The Ultimate Creamy Vegan Mac 'n Cheese

INGREDIENTS

  • 8 oz. gluten-free pasta (I used brown rice pasta)
  • 1 cup raw cashews, soaked for a few hours (you can also pour boiling water over them and let them sit for ~45 minutes if you're time-crunched)
  • 1/2 cup water
  • 2 Tbsp. full-fat coconut milk
  • 1/4 cup nutritional yeast
  • 2 cloves garlic, minced
  • 1 Tbsp lemon juice
  • 1 tsp smoked paprika
  • 2 Tbsp onions, chopped
  • 2 tsp smoked sea salt, or more to taste  

DIRECTIONS

  1. Cook pasta according to package directions until al dente. 
  2. While pasta is cooking, drain the cashews and discard the water.

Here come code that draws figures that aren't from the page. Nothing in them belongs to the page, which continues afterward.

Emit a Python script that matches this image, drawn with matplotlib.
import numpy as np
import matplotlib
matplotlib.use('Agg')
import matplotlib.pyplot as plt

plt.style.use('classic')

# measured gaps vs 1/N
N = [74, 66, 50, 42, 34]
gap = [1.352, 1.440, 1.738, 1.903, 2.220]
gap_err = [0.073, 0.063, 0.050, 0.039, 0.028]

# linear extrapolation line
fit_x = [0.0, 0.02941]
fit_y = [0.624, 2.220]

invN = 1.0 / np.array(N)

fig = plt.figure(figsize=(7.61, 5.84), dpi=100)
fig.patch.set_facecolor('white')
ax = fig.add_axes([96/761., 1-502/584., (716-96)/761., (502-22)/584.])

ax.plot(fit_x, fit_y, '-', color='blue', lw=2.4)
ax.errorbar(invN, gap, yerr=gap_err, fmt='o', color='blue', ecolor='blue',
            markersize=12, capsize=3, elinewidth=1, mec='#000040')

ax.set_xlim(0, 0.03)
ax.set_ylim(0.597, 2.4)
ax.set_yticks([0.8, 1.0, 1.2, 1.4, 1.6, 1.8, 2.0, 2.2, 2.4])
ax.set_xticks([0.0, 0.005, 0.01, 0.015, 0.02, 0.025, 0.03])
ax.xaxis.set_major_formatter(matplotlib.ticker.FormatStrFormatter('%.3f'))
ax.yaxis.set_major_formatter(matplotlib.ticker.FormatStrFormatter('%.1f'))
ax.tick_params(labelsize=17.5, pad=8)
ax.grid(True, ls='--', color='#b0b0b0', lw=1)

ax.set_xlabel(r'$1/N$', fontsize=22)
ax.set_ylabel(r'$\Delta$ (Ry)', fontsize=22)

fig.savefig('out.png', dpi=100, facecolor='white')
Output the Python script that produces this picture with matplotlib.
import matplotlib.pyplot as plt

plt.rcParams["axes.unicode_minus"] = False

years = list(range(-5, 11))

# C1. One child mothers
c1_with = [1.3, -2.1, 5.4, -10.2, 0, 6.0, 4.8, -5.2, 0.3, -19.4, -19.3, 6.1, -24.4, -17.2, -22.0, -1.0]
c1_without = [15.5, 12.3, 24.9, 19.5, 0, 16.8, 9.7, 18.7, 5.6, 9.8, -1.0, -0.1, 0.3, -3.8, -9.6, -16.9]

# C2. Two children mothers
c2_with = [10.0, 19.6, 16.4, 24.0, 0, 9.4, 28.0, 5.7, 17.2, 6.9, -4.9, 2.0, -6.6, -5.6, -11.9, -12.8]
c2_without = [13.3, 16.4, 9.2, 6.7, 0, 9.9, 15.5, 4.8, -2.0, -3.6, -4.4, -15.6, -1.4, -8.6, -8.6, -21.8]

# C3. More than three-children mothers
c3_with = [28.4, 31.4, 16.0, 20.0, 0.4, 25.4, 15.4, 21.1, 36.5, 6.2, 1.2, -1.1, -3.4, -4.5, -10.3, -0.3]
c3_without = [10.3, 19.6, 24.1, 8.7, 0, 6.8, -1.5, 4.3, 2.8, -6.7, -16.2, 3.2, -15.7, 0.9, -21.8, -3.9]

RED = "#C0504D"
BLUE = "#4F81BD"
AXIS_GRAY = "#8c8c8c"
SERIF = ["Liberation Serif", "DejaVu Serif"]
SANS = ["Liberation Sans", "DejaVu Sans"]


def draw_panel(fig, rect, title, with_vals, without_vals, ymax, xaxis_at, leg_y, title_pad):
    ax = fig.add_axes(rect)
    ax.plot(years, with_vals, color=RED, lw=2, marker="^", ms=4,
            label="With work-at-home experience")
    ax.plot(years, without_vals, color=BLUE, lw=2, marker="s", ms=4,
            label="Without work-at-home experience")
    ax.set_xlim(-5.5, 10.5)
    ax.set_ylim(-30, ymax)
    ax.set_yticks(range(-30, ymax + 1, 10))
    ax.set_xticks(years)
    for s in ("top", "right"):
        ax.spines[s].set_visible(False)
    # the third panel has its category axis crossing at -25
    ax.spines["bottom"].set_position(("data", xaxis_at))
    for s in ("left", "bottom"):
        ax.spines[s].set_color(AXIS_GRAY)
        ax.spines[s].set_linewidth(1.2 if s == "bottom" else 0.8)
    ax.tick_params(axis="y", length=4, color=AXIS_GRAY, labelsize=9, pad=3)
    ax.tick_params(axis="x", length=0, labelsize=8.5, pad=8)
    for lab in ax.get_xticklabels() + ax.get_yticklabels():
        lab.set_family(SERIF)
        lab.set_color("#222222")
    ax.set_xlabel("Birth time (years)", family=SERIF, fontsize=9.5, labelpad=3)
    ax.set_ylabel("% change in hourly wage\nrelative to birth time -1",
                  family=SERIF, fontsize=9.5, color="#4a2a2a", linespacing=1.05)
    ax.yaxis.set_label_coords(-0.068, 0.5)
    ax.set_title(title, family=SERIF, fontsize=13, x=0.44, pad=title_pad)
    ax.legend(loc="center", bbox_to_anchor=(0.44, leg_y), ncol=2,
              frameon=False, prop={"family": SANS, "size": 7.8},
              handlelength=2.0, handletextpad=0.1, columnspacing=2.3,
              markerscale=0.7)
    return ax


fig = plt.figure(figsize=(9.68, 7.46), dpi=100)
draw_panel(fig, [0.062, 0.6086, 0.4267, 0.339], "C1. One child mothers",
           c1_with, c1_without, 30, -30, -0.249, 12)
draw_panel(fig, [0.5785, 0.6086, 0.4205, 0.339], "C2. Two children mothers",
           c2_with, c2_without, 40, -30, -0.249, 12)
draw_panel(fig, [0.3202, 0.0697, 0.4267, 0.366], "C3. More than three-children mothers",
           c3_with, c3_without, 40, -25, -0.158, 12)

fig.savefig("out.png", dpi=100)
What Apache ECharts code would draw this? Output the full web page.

In a high-speed blender, blend together the cashews, water, garlic, coconut milk, lemon juice, nutritional yeast, paprika, onions, and smoked sea salt until it becomes a creamy consistency.
  3. Pour over pasta and mix until pasta is fully coated.
  4. Add roasted vegetables (optional, but encouraged!) and enjoy!

 

This vegan mac 'n cheese dish fits into that sweet spot between foods that taste delicious and foods that are good for you.